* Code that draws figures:

_ _ _

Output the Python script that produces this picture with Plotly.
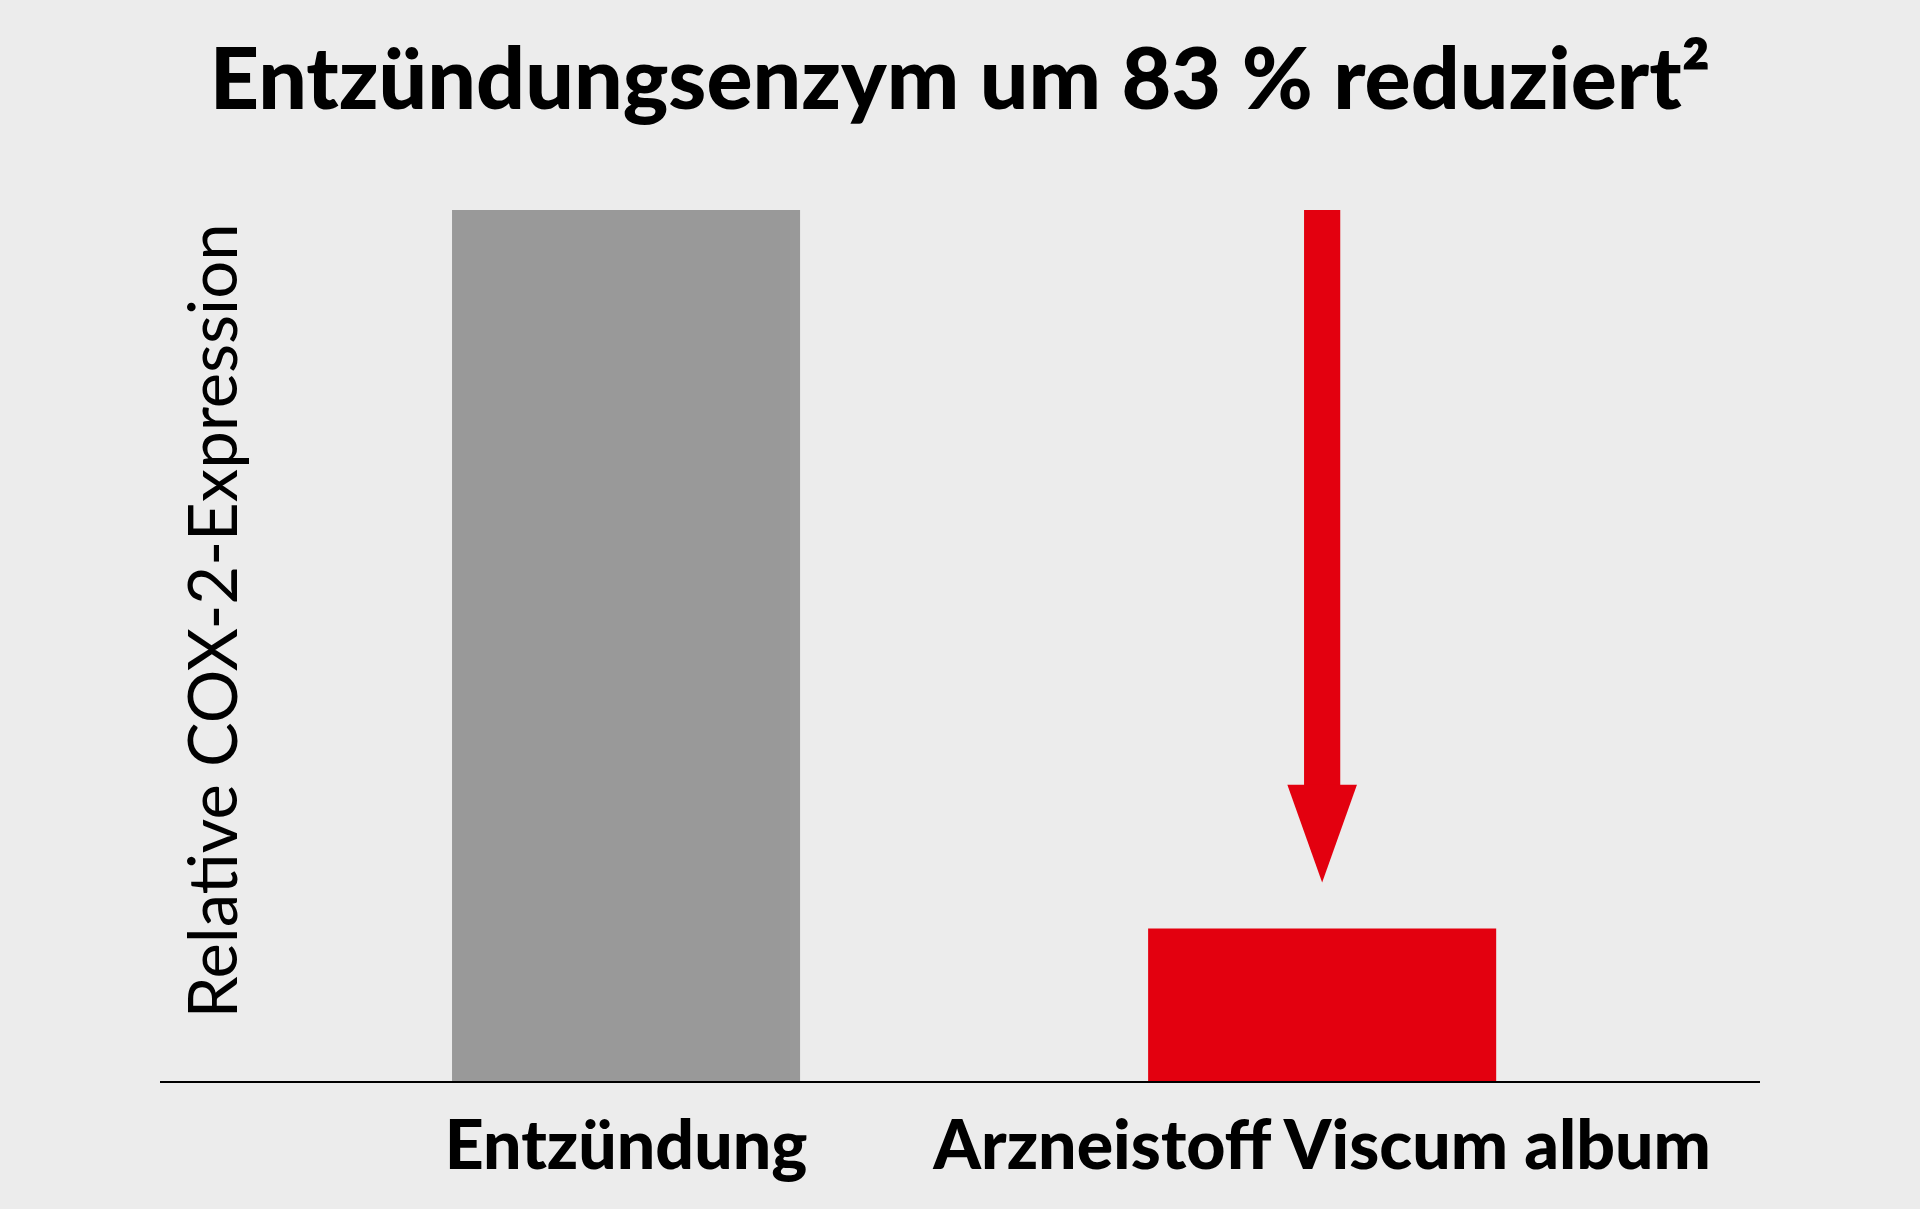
import plotly.graph_objects as go

# Data
categories = ["Entzündung", "Arzneistoff Viscum album"]
values = [100, 17.5]
bar_colors = ["#999999", "#e3000f"]

title_text = "Entzündungsenzym um 83 % reduziert²"
y_title = "Relative COX-2-Expression"

bg = "#ececec"
red = "#e3000f"

fig = go.Figure()
fig.add_trace(go.Bar(x=categories, y=values, marker=dict(color=bar_colors, line=dict(width=0)),
                     width=0.5, hoverinfo="skip"))

# arrow pointing from the top of the first bar down to the second bar
ax = 1
top = values[0]
tip = values[1] + 5.3
head_base = tip + 11.2
shaft_hw = 0.026
head_hw = 0.05
fig.add_shape(type="rect", xref="x", yref="y", x0=ax - shaft_hw, x1=ax + shaft_hw,
              y0=head_base - 0.3, y1=top, fillcolor=red, line=dict(width=0), layer="above")
fig.add_shape(type="path", xref="x", yref="y",
              path=f"M {ax - head_hw} {head_base} L {ax + head_hw} {head_base} L {ax} {tip} Z",
              fillcolor=red, line=dict(width=0), layer="above")

fig.add_annotation(text=y_title, xref="paper", yref="paper", x=0.032, y=0.528,
                   textangle=-90, showarrow=False, xanchor="center", yanchor="middle",
                   font=dict(family="Lato", size=67, color="#000000", weight=400))

fig.update_layout(
    width=1920, height=1209,
    paper_bgcolor=bg, plot_bgcolor=bg,
    margin=dict(l=160, r=160, t=210, b=128),
    showlegend=False,
    title=dict(text=title_text, x=0.5, xanchor="center", y=0.935, yanchor="middle",
               font=dict(family="Lato", size=86, color="#000000", weight=900)),
    xaxis=dict(range=[-0.6695, 1.629], showline=True, linecolor="#000000", linewidth=2,
               showgrid=False, ticks="outside", ticklen=4, tickcolor=bg,
               tickfont=dict(family="Lato", size=68, color="#000000", weight=900)),
    yaxis=dict(range=[0, 100], showline=False, showgrid=False, zeroline=False,
               showticklabels=False, ticks=""),
)

fig.write_html("out.html", config={"displayModeBar": False},
               post_script="document.body.style.margin='0';")
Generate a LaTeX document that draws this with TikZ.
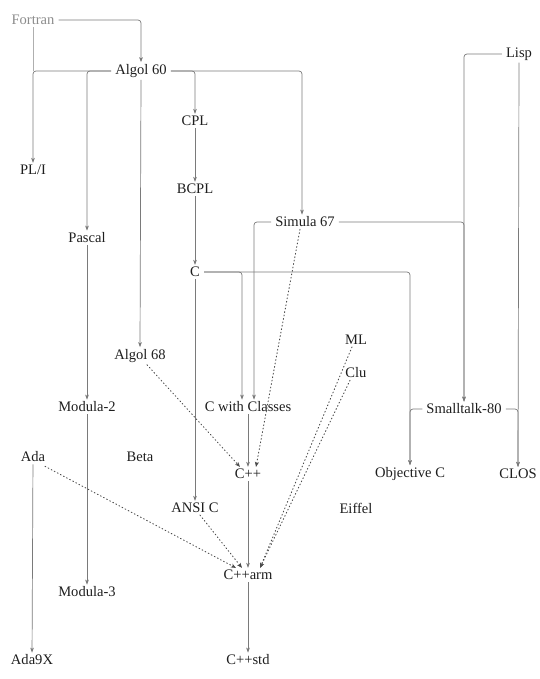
\documentclass[tikz,border=0pt]{standalone}
\usepackage{fontspec}
\setmainfont{Liberation Serif}
\usetikzlibrary{arrows.meta}
\definecolor{ink}{HTML}{1E1E1E}
\definecolor{wire}{HTML}{7A7A7A}
\definecolor{faint}{HTML}{8C8C8C}
\begin{document}
\begin{tikzpicture}[x=1bp,y=-1bp,
  lang/.style={text=ink,inner xsep=4pt,inner ysep=2pt,font=\fontsize{14.6}{17}\selectfont},
  link/.style={draw=wire,line width=0.7pt,rounded corners=3pt,-{Stealth[length=5pt,width=3.6pt,inset=1.2pt]}},
  plain/.style={draw=wire,line width=0.7pt,rounded corners=3pt},
  hint/.style={draw=ink!80,line width=0.9pt,dash pattern=on 0.9pt off 2.6pt,line cap=round,-{Stealth[length=5pt,width=4pt,inset=1.2pt]}}]
\useasboundingbox (0,0) rectangle (540,679);
% nodes
\node[lang,text=faint] (fortran) at (33,20) {Fortran};
\node[lang] (algol60) at (141,71) {Algol 60};
\node[lang] (pli) at (33,170) {PL/I};
\node[lang] (cpl) at (195,121) {CPL};
\node[lang] (bcpl) at (195,189) {BCPL};
\node[lang] (pascal) at (87,238) {Pascal};
\node[lang] (simula) at (305,222) {Simula 67};
\node[lang] (lisp) at (519,54) {Lisp};
\node[lang] (c) at (195,272) {C};
\node[lang] (algol68) at (140,356) {Algol 68};
\node[lang] (ml) at (356,340) {ML};
\node[lang] (clu) at (356,373) {Clu};
\node[lang] (modula2) at (87,407) {Modula-2};
\node[lang] (cwc) at (248,407) {C with Classes};
\node[lang] (smalltalk) at (464,409) {Smalltalk-80};
\node[lang] (ada) at (33,457) {Ada};
\node[lang] (beta) at (140,457) {Beta};
\node[lang] (cpp) at (248,474) {C++};
\node[lang] (objc) at (410,474) {Objective C};
\node[lang] (clos) at (518,474) {CLOS};
\node[lang] (ansic) at (195,508) {ANSI C};
\node[lang] (eiffel) at (356,508) {Eiffel};
\node[lang] (cpparm) at (248,575) {C++arm};
\node[lang] (modula3) at (87,592) {Modula-3};
\node[lang] (ada9x) at (32,660) {Ada9X};
\node[lang] (cppstd) at (248,660) {C++std};
% solid derivations
\draw[link] (fortran.east) -| (algol60.north);
\draw[plain,draw=faint!70] (fortran.south) -- (fortran.south |- algol60.west);
\draw[link] (algol60.west) -| (pli.north);
\draw[link] (algol60.west) -| (pascal.north);
\draw[link] (algol60.south) -- (algol68.north);
\draw[link] (algol60.east) -| (cpl.north);
\draw[link] (algol60.east) -| ([xshift=-3bp]simula.north);
\draw[link] (cpl) -- (bcpl);
\draw[link] (bcpl) -- (c);
\draw[link] (pascal) -- (modula2);
\draw[link] (modula2) -- (modula3);
\draw[link] (c.east) -| (objc.north);
\draw[link] (c.east) -| ([xshift=-6bp]cwc.north);
\draw[link] (c.south) -- (ansic.north);
\draw[link] (simula.west) -| ([xshift=6bp]cwc.north);
\draw[link] (simula.east) -| (smalltalk.north);
\draw[link] (lisp.west) -| (smalltalk.north);
\draw[link] (lisp.south) -- (clos.north);
\draw[link] (smalltalk.west) -| (objc.north);
\draw[link] (smalltalk.east) -| (clos.north);
\draw[link] (cwc) -- (cpp);
\draw[link] (cpp) -- (cpparm);
\draw[link] (cpparm) -- (cppstd);
\draw[link] (ada) -- (ada9x);
% dotted influences
\draw[hint] ([xshift=7bp]algol68.south) -- ([xshift=-8bp]cpp.north);
\draw[hint] ([xshift=-5bp]simula.south) -- ([xshift=8bp]cpp.north);
\draw[hint] ([xshift=12bp,yshift=-2bp]ada.south) -- ([xshift=-12bp]cpparm.north);
\draw[hint] ([xshift=5bp]ansic.south) -- ([xshift=-6bp]cpparm.north);
\draw[hint] ([xshift=-4bp]ml.south) -- ([xshift=12bp]cpparm.north);
\draw[hint] ([xshift=-6bp]clu.south) -- ([xshift=12bp]cpparm.north);
\end{tikzpicture}
\end{document}
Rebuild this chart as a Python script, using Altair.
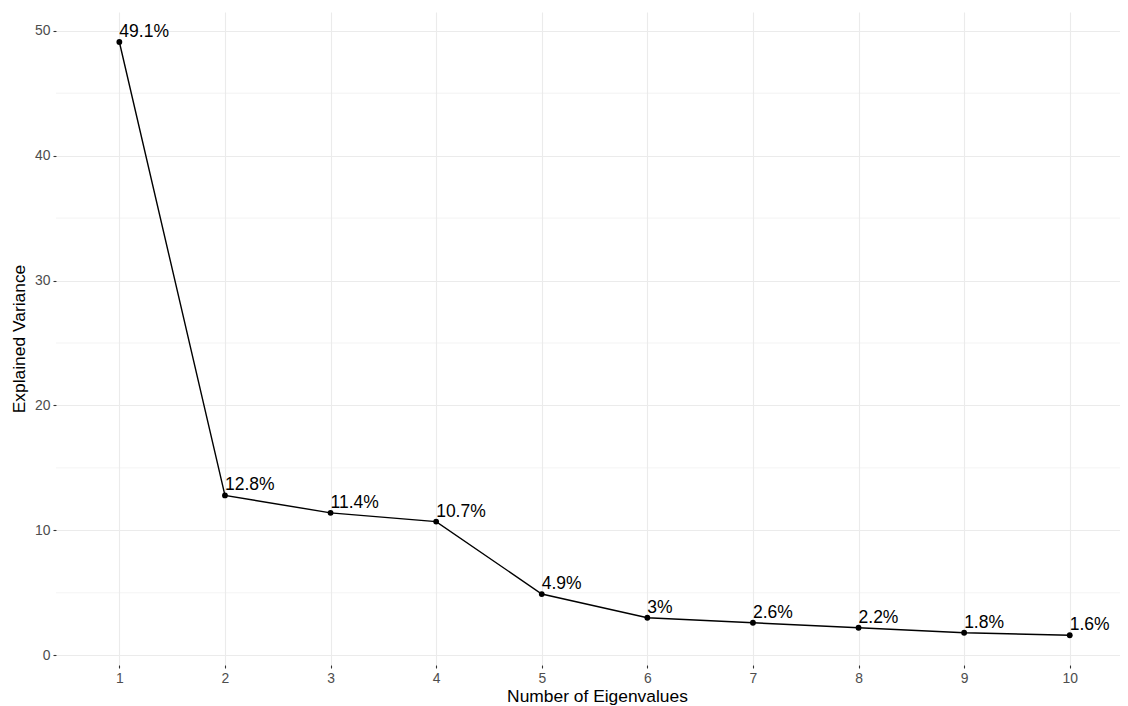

_ _ _

* Exercise: Tally the lines containing "Python". Provide the number without any other words.

* Reply: 2